--- begin ---
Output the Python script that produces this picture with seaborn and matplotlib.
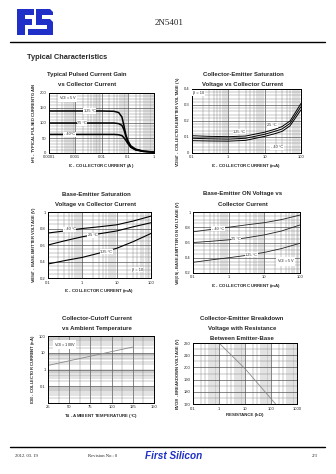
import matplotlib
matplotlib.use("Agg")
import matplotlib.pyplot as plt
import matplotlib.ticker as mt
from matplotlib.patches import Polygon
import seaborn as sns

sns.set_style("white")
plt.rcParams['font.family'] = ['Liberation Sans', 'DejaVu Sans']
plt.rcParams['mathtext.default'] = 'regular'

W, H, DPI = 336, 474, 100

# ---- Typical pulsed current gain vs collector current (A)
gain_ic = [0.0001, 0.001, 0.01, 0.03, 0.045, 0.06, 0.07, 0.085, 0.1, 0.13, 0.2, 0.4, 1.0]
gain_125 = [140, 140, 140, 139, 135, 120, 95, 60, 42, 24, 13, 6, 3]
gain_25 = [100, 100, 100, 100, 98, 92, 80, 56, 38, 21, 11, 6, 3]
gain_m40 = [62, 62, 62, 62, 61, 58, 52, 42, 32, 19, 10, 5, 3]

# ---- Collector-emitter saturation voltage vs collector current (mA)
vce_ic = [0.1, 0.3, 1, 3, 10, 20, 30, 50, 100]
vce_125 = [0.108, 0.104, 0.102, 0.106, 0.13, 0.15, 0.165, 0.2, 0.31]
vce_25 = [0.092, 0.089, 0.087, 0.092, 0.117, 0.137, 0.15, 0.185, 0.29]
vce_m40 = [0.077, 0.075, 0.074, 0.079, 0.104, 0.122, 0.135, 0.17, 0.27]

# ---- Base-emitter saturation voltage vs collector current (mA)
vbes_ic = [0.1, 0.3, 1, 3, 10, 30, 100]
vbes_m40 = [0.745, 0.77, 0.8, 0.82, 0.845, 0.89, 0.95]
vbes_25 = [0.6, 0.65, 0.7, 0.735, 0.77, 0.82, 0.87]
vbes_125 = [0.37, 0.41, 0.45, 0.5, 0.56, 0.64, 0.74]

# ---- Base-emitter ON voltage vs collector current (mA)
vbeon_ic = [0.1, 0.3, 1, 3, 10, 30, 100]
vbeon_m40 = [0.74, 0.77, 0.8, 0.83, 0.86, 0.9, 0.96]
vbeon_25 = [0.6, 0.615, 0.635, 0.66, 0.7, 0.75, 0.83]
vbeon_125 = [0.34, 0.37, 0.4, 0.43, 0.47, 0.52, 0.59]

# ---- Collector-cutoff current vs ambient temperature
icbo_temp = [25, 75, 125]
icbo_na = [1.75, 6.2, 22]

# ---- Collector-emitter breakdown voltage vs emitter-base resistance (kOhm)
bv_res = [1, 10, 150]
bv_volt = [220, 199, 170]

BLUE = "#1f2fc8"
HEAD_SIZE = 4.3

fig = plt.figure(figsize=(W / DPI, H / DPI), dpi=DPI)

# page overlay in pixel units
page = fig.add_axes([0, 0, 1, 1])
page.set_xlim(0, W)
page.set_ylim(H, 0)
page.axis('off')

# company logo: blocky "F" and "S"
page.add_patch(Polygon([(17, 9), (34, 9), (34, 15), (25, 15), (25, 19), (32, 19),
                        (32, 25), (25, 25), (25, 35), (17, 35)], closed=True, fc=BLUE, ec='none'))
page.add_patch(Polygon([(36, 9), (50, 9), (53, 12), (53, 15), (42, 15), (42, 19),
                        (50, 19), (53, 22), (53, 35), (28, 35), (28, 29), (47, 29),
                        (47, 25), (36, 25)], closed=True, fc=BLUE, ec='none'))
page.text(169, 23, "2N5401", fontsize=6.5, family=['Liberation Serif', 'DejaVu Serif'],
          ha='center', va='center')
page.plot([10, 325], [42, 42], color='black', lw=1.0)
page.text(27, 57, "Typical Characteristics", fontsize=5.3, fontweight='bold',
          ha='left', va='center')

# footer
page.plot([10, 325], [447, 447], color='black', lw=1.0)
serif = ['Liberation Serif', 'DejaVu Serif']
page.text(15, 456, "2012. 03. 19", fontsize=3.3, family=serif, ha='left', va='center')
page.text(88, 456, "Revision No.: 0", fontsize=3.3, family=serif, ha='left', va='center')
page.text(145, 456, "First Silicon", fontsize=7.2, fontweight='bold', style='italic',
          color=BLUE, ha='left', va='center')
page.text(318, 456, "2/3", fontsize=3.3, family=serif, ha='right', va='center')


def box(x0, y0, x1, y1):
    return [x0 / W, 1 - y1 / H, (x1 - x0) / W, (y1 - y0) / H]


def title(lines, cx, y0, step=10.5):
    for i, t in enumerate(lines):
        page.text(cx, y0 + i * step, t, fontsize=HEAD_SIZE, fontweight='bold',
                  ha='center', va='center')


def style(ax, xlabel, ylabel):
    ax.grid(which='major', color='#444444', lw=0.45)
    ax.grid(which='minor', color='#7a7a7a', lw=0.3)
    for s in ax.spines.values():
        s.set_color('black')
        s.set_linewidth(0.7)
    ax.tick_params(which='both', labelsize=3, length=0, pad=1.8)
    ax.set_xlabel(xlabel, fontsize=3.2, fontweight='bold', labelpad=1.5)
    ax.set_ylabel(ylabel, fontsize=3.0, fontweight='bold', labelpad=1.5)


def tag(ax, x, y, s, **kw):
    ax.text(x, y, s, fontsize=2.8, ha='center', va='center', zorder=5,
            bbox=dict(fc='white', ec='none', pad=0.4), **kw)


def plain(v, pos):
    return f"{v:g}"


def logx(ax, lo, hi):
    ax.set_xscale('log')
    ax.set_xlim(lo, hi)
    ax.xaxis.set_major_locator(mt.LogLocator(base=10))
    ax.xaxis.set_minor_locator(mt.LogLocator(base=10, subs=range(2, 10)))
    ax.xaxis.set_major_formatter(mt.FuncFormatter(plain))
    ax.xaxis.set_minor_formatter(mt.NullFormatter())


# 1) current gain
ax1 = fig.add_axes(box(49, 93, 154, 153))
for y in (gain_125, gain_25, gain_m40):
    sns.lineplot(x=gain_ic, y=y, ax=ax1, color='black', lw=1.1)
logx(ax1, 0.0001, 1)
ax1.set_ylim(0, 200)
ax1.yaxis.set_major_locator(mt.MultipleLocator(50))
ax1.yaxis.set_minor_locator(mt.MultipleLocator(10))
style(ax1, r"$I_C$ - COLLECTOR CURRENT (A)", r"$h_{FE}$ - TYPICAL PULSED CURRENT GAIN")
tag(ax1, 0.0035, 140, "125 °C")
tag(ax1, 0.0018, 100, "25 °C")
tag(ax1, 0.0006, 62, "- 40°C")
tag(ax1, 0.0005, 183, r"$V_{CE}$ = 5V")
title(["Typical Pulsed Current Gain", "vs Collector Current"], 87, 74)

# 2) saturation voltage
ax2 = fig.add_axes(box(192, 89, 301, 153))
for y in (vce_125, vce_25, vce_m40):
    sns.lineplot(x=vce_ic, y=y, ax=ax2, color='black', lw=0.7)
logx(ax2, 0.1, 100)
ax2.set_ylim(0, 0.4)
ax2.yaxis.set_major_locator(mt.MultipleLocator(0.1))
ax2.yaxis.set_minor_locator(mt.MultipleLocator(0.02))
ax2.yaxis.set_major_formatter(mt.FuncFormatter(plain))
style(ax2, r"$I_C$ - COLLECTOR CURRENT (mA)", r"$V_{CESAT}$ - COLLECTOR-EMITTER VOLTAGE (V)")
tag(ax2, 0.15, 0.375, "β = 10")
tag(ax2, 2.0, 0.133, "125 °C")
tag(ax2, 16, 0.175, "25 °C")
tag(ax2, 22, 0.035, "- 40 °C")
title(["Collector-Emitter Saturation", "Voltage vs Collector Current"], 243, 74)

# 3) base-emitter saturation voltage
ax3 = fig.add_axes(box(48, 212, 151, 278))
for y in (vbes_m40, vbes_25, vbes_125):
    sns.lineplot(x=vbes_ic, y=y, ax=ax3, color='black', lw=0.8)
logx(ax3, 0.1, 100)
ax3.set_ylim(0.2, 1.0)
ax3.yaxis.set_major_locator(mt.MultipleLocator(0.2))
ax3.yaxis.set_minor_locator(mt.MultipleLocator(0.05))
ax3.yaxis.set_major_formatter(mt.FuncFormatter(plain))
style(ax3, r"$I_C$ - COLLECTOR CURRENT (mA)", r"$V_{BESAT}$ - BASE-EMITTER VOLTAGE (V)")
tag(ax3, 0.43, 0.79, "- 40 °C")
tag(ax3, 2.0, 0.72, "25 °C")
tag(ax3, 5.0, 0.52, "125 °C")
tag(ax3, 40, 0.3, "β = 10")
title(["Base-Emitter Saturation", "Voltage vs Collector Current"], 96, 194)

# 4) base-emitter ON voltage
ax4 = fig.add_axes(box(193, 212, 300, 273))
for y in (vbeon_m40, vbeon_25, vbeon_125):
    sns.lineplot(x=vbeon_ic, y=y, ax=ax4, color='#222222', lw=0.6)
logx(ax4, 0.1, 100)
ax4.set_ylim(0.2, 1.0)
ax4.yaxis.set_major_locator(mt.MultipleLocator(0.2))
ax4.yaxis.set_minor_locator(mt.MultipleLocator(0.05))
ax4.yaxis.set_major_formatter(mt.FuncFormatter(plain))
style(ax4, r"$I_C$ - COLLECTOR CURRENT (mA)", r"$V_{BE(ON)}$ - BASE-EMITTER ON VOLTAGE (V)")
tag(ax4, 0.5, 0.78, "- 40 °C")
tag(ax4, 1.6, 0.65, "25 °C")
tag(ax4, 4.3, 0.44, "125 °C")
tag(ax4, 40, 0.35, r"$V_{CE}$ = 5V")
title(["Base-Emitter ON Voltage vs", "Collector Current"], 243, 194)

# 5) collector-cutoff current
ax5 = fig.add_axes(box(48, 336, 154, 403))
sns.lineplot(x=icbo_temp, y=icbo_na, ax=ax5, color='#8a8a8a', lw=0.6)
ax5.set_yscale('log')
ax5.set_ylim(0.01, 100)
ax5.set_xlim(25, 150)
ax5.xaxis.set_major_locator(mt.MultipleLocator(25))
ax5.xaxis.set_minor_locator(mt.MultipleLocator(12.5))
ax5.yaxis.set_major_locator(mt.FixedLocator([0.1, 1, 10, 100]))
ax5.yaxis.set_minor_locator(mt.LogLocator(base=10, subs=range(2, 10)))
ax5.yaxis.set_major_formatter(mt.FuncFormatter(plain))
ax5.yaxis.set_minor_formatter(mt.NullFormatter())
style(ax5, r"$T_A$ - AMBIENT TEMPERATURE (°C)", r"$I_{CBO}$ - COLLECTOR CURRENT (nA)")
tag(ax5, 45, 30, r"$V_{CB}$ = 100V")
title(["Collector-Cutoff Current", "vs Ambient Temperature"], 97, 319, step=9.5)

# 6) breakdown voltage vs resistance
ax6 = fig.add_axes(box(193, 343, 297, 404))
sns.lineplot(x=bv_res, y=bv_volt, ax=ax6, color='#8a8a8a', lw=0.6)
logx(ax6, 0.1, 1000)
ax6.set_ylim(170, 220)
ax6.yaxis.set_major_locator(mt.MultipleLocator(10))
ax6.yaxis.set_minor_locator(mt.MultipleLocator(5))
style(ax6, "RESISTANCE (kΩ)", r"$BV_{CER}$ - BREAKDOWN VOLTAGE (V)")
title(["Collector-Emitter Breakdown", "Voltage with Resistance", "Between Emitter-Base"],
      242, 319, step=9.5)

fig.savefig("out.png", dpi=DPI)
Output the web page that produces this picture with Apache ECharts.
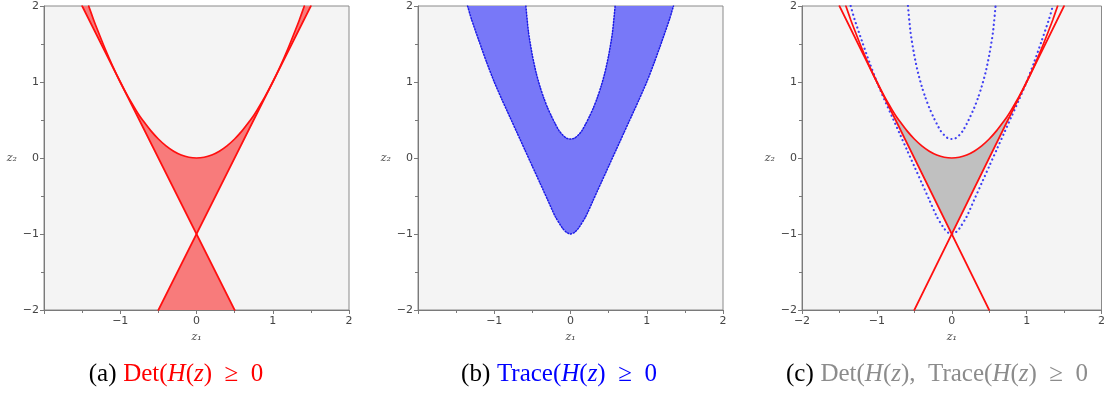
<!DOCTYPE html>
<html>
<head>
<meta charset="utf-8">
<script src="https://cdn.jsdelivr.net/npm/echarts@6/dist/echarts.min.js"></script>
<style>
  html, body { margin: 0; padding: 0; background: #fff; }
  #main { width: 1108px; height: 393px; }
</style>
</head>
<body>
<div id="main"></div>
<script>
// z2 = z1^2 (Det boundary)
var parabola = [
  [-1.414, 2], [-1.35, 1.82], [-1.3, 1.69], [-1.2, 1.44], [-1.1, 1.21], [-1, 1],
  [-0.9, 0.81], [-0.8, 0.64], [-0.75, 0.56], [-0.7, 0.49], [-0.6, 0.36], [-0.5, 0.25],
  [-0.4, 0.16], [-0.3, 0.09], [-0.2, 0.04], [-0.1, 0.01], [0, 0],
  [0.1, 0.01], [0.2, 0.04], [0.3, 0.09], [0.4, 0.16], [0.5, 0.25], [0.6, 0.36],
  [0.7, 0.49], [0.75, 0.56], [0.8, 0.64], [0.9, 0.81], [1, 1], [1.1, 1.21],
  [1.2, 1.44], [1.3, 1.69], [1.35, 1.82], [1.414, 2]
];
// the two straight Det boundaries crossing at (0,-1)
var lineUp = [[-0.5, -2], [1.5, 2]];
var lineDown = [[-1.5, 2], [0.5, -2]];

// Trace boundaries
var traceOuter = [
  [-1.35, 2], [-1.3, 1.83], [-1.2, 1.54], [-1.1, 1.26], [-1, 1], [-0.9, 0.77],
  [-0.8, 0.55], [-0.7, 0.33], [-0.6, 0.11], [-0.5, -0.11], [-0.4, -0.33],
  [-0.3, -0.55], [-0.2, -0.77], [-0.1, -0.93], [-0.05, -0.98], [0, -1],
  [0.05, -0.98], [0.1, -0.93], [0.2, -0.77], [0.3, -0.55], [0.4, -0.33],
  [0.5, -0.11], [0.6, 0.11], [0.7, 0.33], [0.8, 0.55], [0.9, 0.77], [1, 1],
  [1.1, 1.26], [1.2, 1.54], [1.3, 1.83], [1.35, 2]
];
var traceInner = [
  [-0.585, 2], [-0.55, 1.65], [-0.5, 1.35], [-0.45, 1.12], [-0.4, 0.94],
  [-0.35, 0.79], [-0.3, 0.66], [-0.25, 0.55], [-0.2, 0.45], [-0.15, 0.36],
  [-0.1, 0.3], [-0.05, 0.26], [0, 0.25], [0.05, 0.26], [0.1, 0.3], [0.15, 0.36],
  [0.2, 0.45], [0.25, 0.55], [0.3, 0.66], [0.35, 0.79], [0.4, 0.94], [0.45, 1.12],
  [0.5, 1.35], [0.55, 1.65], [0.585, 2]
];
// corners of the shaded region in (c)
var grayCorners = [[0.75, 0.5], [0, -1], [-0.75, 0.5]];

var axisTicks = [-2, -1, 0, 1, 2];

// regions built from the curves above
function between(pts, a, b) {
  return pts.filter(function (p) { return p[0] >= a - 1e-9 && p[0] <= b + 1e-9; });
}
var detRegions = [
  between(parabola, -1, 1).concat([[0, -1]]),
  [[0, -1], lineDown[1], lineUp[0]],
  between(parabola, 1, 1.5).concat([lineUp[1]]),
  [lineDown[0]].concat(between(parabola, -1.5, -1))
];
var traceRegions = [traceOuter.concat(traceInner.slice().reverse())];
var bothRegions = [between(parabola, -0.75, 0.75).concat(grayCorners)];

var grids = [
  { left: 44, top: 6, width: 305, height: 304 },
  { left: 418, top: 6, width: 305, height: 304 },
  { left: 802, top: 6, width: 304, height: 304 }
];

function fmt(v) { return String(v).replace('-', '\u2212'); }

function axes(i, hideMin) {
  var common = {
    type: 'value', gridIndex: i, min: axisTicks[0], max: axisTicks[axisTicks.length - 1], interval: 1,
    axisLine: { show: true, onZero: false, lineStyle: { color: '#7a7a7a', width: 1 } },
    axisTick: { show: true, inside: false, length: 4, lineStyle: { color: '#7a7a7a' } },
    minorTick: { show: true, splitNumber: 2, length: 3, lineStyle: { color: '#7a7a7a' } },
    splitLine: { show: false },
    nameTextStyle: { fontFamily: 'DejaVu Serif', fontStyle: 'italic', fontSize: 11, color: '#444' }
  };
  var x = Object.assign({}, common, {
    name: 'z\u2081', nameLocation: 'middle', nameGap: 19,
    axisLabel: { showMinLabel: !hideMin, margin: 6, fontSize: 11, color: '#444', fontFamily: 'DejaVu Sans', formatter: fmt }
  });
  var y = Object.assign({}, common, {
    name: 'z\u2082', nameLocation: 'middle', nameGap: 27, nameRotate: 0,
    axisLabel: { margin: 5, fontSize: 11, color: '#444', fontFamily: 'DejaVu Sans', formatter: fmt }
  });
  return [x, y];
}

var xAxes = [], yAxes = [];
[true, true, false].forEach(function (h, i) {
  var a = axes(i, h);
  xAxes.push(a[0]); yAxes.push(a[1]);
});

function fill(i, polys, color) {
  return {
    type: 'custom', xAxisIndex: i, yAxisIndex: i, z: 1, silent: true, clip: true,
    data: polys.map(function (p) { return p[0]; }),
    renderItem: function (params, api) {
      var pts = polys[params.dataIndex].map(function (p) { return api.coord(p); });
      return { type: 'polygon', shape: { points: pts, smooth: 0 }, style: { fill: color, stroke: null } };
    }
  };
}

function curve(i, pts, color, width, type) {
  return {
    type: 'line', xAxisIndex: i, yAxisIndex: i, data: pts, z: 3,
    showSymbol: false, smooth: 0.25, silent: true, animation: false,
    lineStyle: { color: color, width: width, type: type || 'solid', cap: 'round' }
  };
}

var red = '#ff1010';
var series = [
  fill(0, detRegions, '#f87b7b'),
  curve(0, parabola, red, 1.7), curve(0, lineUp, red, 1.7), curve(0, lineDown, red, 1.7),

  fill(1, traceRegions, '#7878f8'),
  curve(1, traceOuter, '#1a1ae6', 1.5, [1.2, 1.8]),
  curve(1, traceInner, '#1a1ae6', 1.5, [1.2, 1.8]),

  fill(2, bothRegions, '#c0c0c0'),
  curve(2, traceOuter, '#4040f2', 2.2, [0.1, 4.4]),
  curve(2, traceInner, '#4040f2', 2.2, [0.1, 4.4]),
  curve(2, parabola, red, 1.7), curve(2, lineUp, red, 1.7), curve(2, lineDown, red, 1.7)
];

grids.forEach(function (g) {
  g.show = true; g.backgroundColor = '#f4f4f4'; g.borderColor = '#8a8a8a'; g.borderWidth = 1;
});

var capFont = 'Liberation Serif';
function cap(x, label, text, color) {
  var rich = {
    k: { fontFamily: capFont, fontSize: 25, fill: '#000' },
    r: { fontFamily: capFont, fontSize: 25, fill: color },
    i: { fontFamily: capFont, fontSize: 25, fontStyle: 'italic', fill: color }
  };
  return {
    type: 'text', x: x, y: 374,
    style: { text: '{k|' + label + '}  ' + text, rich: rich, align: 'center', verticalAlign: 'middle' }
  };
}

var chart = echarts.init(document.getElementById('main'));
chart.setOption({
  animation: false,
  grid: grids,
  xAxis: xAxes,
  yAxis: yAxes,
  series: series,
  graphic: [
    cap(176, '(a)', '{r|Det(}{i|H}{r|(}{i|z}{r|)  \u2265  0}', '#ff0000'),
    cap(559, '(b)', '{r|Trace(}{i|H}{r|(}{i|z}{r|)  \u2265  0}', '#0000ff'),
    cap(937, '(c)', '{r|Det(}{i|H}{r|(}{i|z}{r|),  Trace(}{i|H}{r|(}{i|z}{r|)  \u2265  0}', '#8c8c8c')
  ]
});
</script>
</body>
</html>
--- end ---
- [Written request]
Exactly as they appear, print the lines of the listing above from its first line through the line that contains "19, 10, 5, 3]", minus the pictures.

- [Result of the task]
Output the Python script that produces this picture with seaborn and matplotlib.
import matplotlib
matplotlib.use("Agg")
import matplotlib.pyplot as plt
import matplotlib.ticker as mt
from matplotlib.patches import Polygon
import seaborn as sns

sns.set_style("white")
plt.rcParams['font.family'] = ['Liberation Sans', 'DejaVu Sans']
plt.rcParams['mathtext.default'] = 'regular'

W, H, DPI = 336, 474, 100

# ---- Typical pulsed current gain vs collector current (A)
gain_ic = [0.0001, 0.001, 0.01, 0.03, 0.045, 0.06, 0.07, 0.085, 0.1, 0.13, 0.2, 0.4, 1.0]
gain_125 = [140, 140, 140, 139, 135, 120, 95, 60, 42, 24, 13, 6, 3]
gain_25 = [100, 100, 100, 100, 98, 92, 80, 56, 38, 21, 11, 6, 3]
gain_m40 = [62, 62, 62, 62, 61, 58, 52, 42, 32, 19, 10, 5, 3]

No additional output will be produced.